Unfortunately, the longer my friend and I searched for scorpions and cockroaches in Bangkok, the flimsier this argument became. All the stalls selling insects were on Khao San Road and Sukhumvit, where backpackers and tourists frequented cheap bars and seedy nightclubs. As I photographed my friend snapping a grasshopper thorax between his front teeth, I caught the vendor’s seen-it-all-before stare. Were deep-fried insects only eaten by inebriates with cameras? Were we really that predictable? I wasn’t a global citizen. I was a tourist in search of a cheap thrill.
At least there was nothing inauthentic about the intestine soup we found at MBK, one of Bangkok’s busiest shopping malls. There is nothing glamorous or witty about eating thick coils of fat. We didn’t look cool eating durian, either. It’s a fruit often compared unfavourably to old socks, sewage and rotting flesh, although Thais are more likely to tell you it’s a heavenly combination of wine, cheese and almonds. It’s so smelly it’s banned in most public places, and although I’m not a fan, I felt vindicated when the stall owner told me that foreigners aren’t meant to eat it.

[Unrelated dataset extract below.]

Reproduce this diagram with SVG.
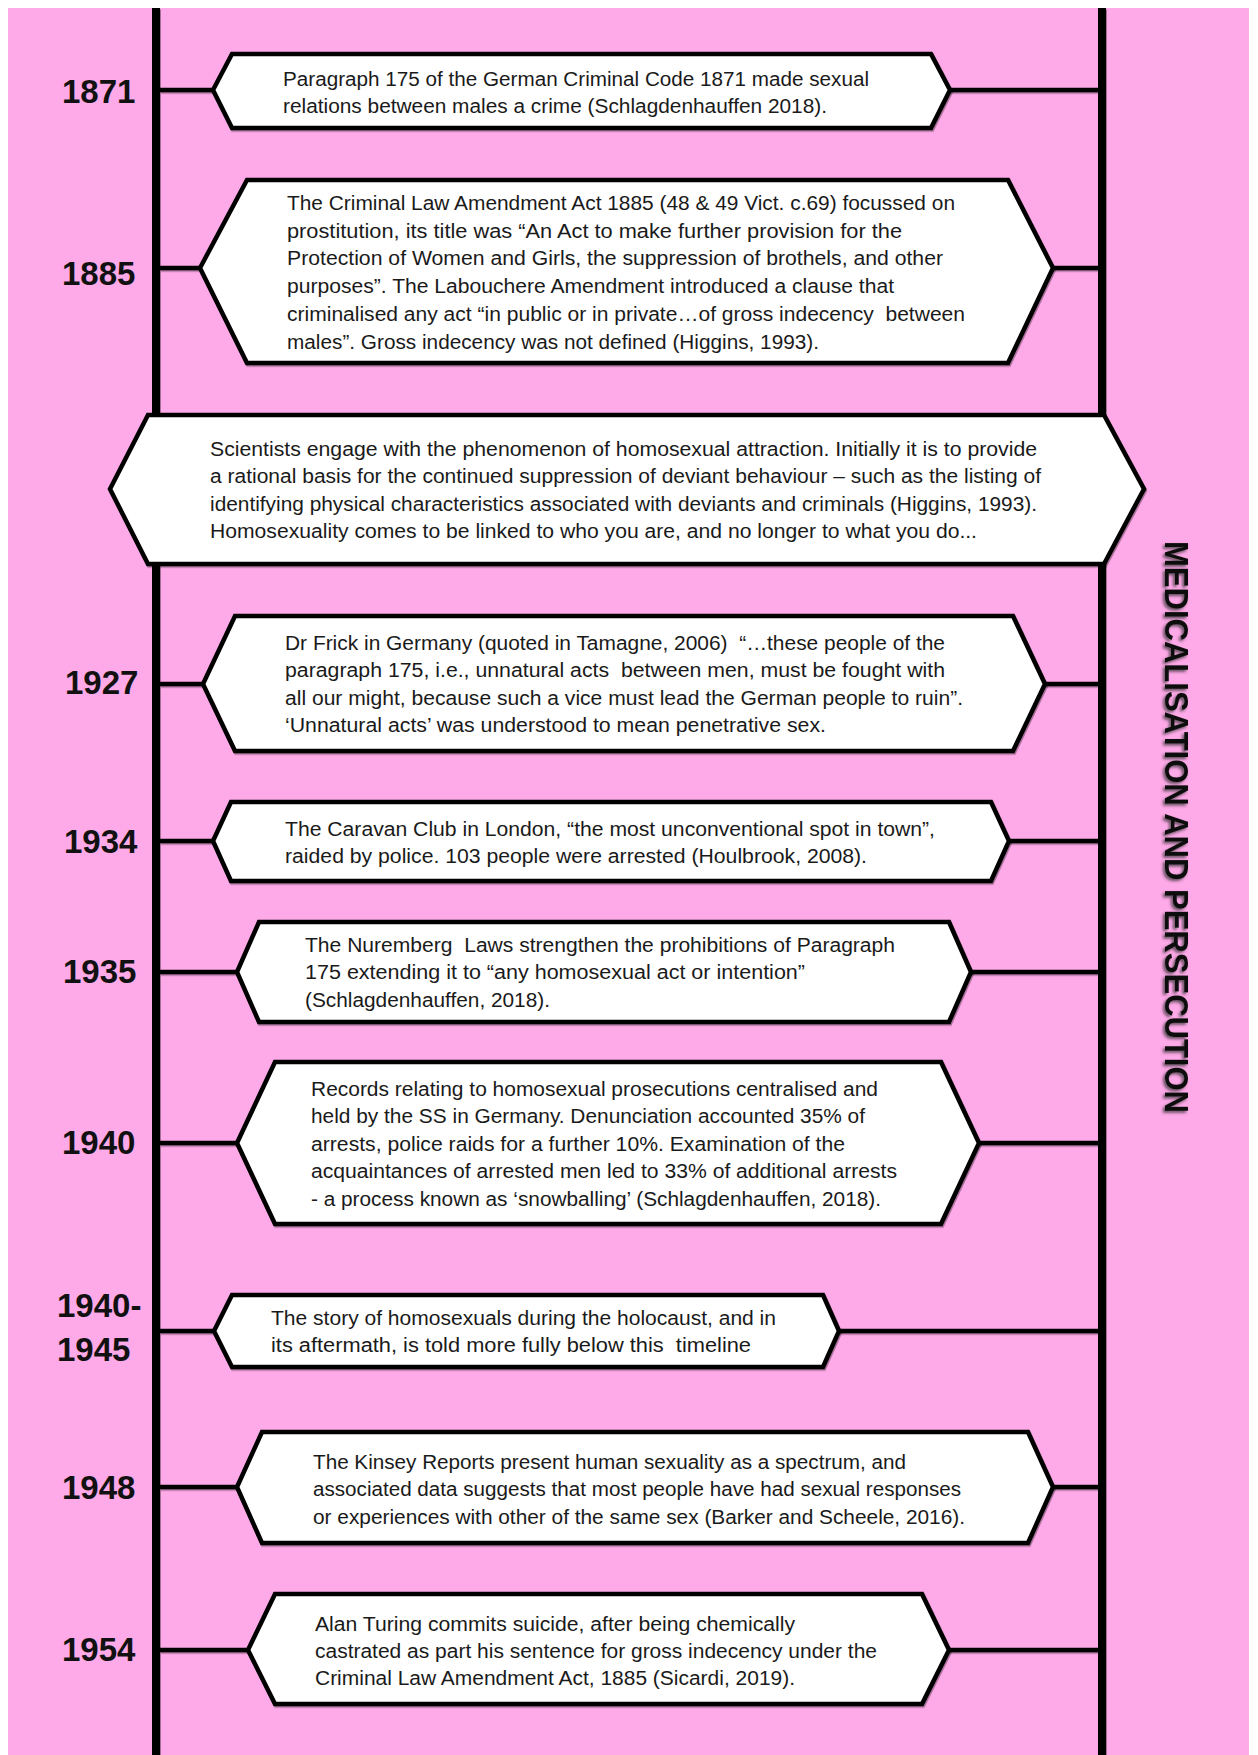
<svg xmlns="http://www.w3.org/2000/svg" width="1258" height="1755" viewBox="0 0 1258 1755">
  <style>
    .page { fill: #ffffff; }
    .band { fill: #fea9e8; }
    .spine { stroke: #000; stroke-width: 8; fill: none; }
    .link { stroke: #000; stroke-width: 4.5; fill: none; }
    .hex { fill: #ffffff; stroke: #000; stroke-width: 4.5; stroke-linejoin: miter; }
    .body { font-family: "Liberation Sans", Arial, sans-serif; font-size: 20px; fill: #1a1a1a; white-space: pre; }
    .year { font-family: "Liberation Sans", Arial, sans-serif; font-size: 33px; font-weight: bold; fill: #111; }
    .title { font-family: "Liberation Sans", Arial, sans-serif; font-size: 34px; font-weight: bold; fill: #111; }
  </style>
  <defs>
    <filter id="soft" filterUnits="userSpaceOnUse" x="0" y="0" width="1258" height="1755">
      <feDropShadow dx="1" dy="1.5" stdDeviation="0.7" flood-color="#000" flood-opacity="0.35"/>
    </filter>
    <filter id="glow" x="-10%" y="-40%" width="120%" height="180%">
      <feDropShadow dx="2" dy="2" stdDeviation="1.6" flood-color="#333" flood-opacity="0.75"/>
    </filter>
  </defs>

  <!-- page and pink band -->
  <rect class="page" x="0" y="0" width="1258" height="1755"/>
  <rect class="band" x="8" y="8" width="1241" height="1747"/>

  <!-- timeline spines and ties to the event boxes -->
  <g id="connectors" filter="url(#soft)">
    <line class="spine" x1="156" y1="8" x2="156" y2="1755"/>
    <line class="spine" x1="1102" y1="8" x2="1102" y2="1755"/>
    <line class="link" x1="156" y1="90" x2="213" y2="90"/>
    <line class="link" x1="950" y1="90" x2="1102" y2="90"/>
    <line class="link" x1="156" y1="268" x2="200" y2="268"/>
    <line class="link" x1="1053" y1="268" x2="1102" y2="268"/>
    <line class="link" x1="156" y1="684" x2="203" y2="684"/>
    <line class="link" x1="1045" y1="684" x2="1102" y2="684"/>
    <line class="link" x1="156" y1="841" x2="213" y2="841"/>
    <line class="link" x1="1009" y1="841" x2="1102" y2="841"/>
    <line class="link" x1="156" y1="972" x2="237" y2="972"/>
    <line class="link" x1="971" y1="972" x2="1102" y2="972"/>
    <line class="link" x1="156" y1="1143" x2="237" y2="1143"/>
    <line class="link" x1="979" y1="1143" x2="1102" y2="1143"/>
    <line class="link" x1="156" y1="1331" x2="214" y2="1331"/>
    <line class="link" x1="839" y1="1331" x2="1102" y2="1331"/>
    <line class="link" x1="156" y1="1487" x2="237" y2="1487"/>
    <line class="link" x1="1053" y1="1487" x2="1102" y2="1487"/>
    <line class="link" x1="156" y1="1650" x2="248" y2="1650"/>
    <line class="link" x1="949" y1="1650" x2="1102" y2="1650"/>
  </g>

  <!-- year labels -->
  <g id="years">
    <text class="year" x="62" y="103">1871</text>
    <text class="year" x="62" y="285">1885</text>
    <text class="year" x="65" y="694">1927</text>
    <text class="year" x="64" y="853">1934</text>
    <text class="year" x="63" y="983">1935</text>
    <text class="year" x="62" y="1154">1940</text>
    <text class="year" x="57" y="1317">1940-</text>
    <text class="year" x="57" y="1361">1945</text>
    <text class="year" x="62" y="1499">1948</text>
    <text class="year" x="62" y="1661">1954</text>
  </g>

  <g id="event-1871">
    <polygon class="hex" filter="url(#soft)" points="213,90 232,54 931,54 950,90 931,128 232,128"/>
    <text class="body" x="283" y="86" textLength="586" lengthAdjust="spacingAndGlyphs">Paragraph 175 of the German Criminal Code 1871 made sexual</text>
    <text class="body" x="283" y="113" textLength="544" lengthAdjust="spacingAndGlyphs">relations between males a crime (Schlagdenhauffen 2018).</text>
  </g>

  <g id="event-1885">
    <polygon class="hex" filter="url(#soft)" points="200,268 247,180 1008,180 1053,268 1008,363 247,363"/>
    <text class="body" x="287" y="210" textLength="668" lengthAdjust="spacingAndGlyphs">The Criminal Law Amendment Act 1885 (48 &amp; 49 Vict. c.69) focussed on</text>
    <text class="body" x="287" y="237.7" textLength="615" lengthAdjust="spacingAndGlyphs">prostitution, its title was “An Act to make further provision for the</text>
    <text class="body" x="287" y="265.4" textLength="656" lengthAdjust="spacingAndGlyphs">Protection of Women and Girls, the suppression of brothels, and other</text>
    <text class="body" x="287" y="293.1" textLength="607" lengthAdjust="spacingAndGlyphs">purposes”. The Labouchere Amendment introduced a clause that</text>
    <text class="body" x="287" y="320.8" textLength="678" lengthAdjust="spacingAndGlyphs">criminalised any act “in public or in private…of gross indecency  between</text>
    <text class="body" x="287" y="348.5" textLength="532" lengthAdjust="spacingAndGlyphs">males”. Gross indecency was not defined (Higgins, 1993).</text>
  </g>

  <g id="event-medicalisation">
    <polygon class="hex" filter="url(#soft)" points="110,489 148,415 1104,415 1144,489 1104,564 148,564"/>
    <text class="body" x="210" y="456" textLength="827" lengthAdjust="spacingAndGlyphs">Scientists engage with the phenomenon of homosexual attraction. Initially it is to provide</text>
    <text class="body" x="210" y="483.4" textLength="831" lengthAdjust="spacingAndGlyphs">a rational basis for the continued suppression of deviant behaviour – such as the listing of</text>
    <text class="body" x="210" y="510.8" textLength="827" lengthAdjust="spacingAndGlyphs">identifying physical characteristics associated with deviants and criminals (Higgins, 1993).</text>
    <text class="body" x="210" y="538.2" textLength="767" lengthAdjust="spacingAndGlyphs">Homosexuality comes to be linked to who you are, and no longer to what you do...</text>
  </g>

  <g id="event-1927">
    <polygon class="hex" filter="url(#soft)" points="203,684 235,616 1013,616 1045,684 1013,751 235,751"/>
    <text class="body" x="285" y="650" textLength="660" lengthAdjust="spacingAndGlyphs">Dr Frick in Germany (quoted in Tamagne, 2006)  “…these people of the</text>
    <text class="body" x="285" y="677.3" textLength="660" lengthAdjust="spacingAndGlyphs">paragraph 175, i.e., unnatural acts  between men, must be fought with</text>
    <text class="body" x="285" y="704.6" textLength="678" lengthAdjust="spacingAndGlyphs">all our might, because such a vice must lead the German people to ruin”.</text>
    <text class="body" x="285" y="731.9" textLength="541" lengthAdjust="spacingAndGlyphs">‘Unnatural acts’ was understood to mean penetrative sex.</text>
  </g>

  <g id="event-1934">
    <polygon class="hex" filter="url(#soft)" points="213,841 231,802 991,802 1009,841 991,881 231,881"/>
    <text class="body" x="285" y="835.5" textLength="650" lengthAdjust="spacingAndGlyphs">The Caravan Club in London, “the most unconventional spot in town”,</text>
    <text class="body" x="285" y="863" textLength="582" lengthAdjust="spacingAndGlyphs">raided by police. 103 people were arrested (Houlbrook, 2008).</text>
  </g>

  <g id="event-1935">
    <polygon class="hex" filter="url(#soft)" points="237,972 259,922 949,922 971,972 949,1022 259,1022"/>
    <text class="body" x="305" y="951.5" textLength="590" lengthAdjust="spacingAndGlyphs">The Nuremberg  Laws strengthen the prohibitions of Paragraph</text>
    <text class="body" x="305" y="979" textLength="500" lengthAdjust="spacingAndGlyphs">175 extending it to “any homosexual act or intention”</text>
    <text class="body" x="305" y="1006.5" textLength="245" lengthAdjust="spacingAndGlyphs">(Schlagdenhauffen, 2018).</text>
  </g>

  <g id="event-1940">
    <polygon class="hex" filter="url(#soft)" points="237,1143 275,1062 941,1062 979,1143 941,1224 275,1224"/>
    <text class="body" x="311" y="1095.5" textLength="567" lengthAdjust="spacingAndGlyphs">Records relating to homosexual prosecutions centralised and</text>
    <text class="body" x="311" y="1123" textLength="554" lengthAdjust="spacingAndGlyphs">held by the SS in Germany. Denunciation accounted 35% of</text>
    <text class="body" x="311" y="1150.5" textLength="534" lengthAdjust="spacingAndGlyphs">arrests, police raids for a further 10%. Examination of the</text>
    <text class="body" x="311" y="1178" textLength="586" lengthAdjust="spacingAndGlyphs">acquaintances of arrested men led to 33% of additional arrests</text>
    <text class="body" x="311" y="1205.5" textLength="570" lengthAdjust="spacingAndGlyphs">- a process known as ‘snowballing’ (Schlagdenhauffen, 2018).</text>
  </g>

  <g id="event-1940-1945">
    <polygon class="hex" filter="url(#soft)" points="214,1331 232,1295 823,1295 839,1331 823,1367 232,1367"/>
    <text class="body" x="271" y="1324.5" textLength="505" lengthAdjust="spacingAndGlyphs">The story of homosexuals during the holocaust, and in</text>
    <text class="body" x="271" y="1352" textLength="480" lengthAdjust="spacingAndGlyphs">its aftermath, is told more fully below this  timeline</text>
  </g>

  <g id="event-1948">
    <polygon class="hex" filter="url(#soft)" points="237,1487 262,1432 1028,1432 1053,1487 1028,1543 262,1543"/>
    <text class="body" x="313" y="1468.5" textLength="593" lengthAdjust="spacingAndGlyphs">The Kinsey Reports present human sexuality as a spectrum, and</text>
    <text class="body" x="313" y="1496" textLength="648" lengthAdjust="spacingAndGlyphs">associated data suggests that most people have had sexual responses</text>
    <text class="body" x="313" y="1523.5" textLength="652" lengthAdjust="spacingAndGlyphs">or experiences with other of the same sex (Barker and Scheele, 2016).</text>
  </g>

  <g id="event-1954">
    <polygon class="hex" filter="url(#soft)" points="248,1650 275,1594 922,1594 949,1650 922,1704 275,1704"/>
    <text class="body" x="315" y="1631" textLength="480" lengthAdjust="spacingAndGlyphs">Alan Turing commits suicide, after being chemically</text>
    <text class="body" x="315" y="1658" textLength="562" lengthAdjust="spacingAndGlyphs">castrated as part his sentence for gross indecency under the</text>
    <text class="body" x="315" y="1685" textLength="480" lengthAdjust="spacingAndGlyphs">Criminal Law Amendment Act, 1885 (Sicardi, 2019).</text>
  </g>

  <!-- section heading running down the right margin -->
  <g id="section-title">
    <text class="title" x="1165" y="541" transform="rotate(90 1165 541)" textLength="572" lengthAdjust="spacingAndGlyphs" filter="url(#glow)">MEDICALISATION AND PERSECUTION</text>
  </g>
</svg>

I also found bowlfuls of authenticity in the restaurants of Bangkok’s Chinatown. Bird’s nest soup is made from an actual bird’s nest, constructed entirely from birds’ hardened saliva. It is a downright unpleasant thing to put in one’s mouth, and is prohibitively expensive. In parts of China it is cited as a miracle cure for all manner of illness. I certainly can’t imagine anybody eats it for fun.
As I wandered through Chinatown, I saw numerous edible oddities I felt compelled to try – heads, feet, tongues and the legendary ant-egg soup, a staple of the extreme eating circuit. I returned to Chinatown in search of meat a few days later, but something was very wrong. Where I had once seen tendons I now saw tofu. It was the first day of the Vegetarian Festival, and the whole of Chinatown was meat-free.
I had a bowl of vegetarian curry and headed home, visibly distraught. My father asked me what was wrong. He laughed out loud when I told him.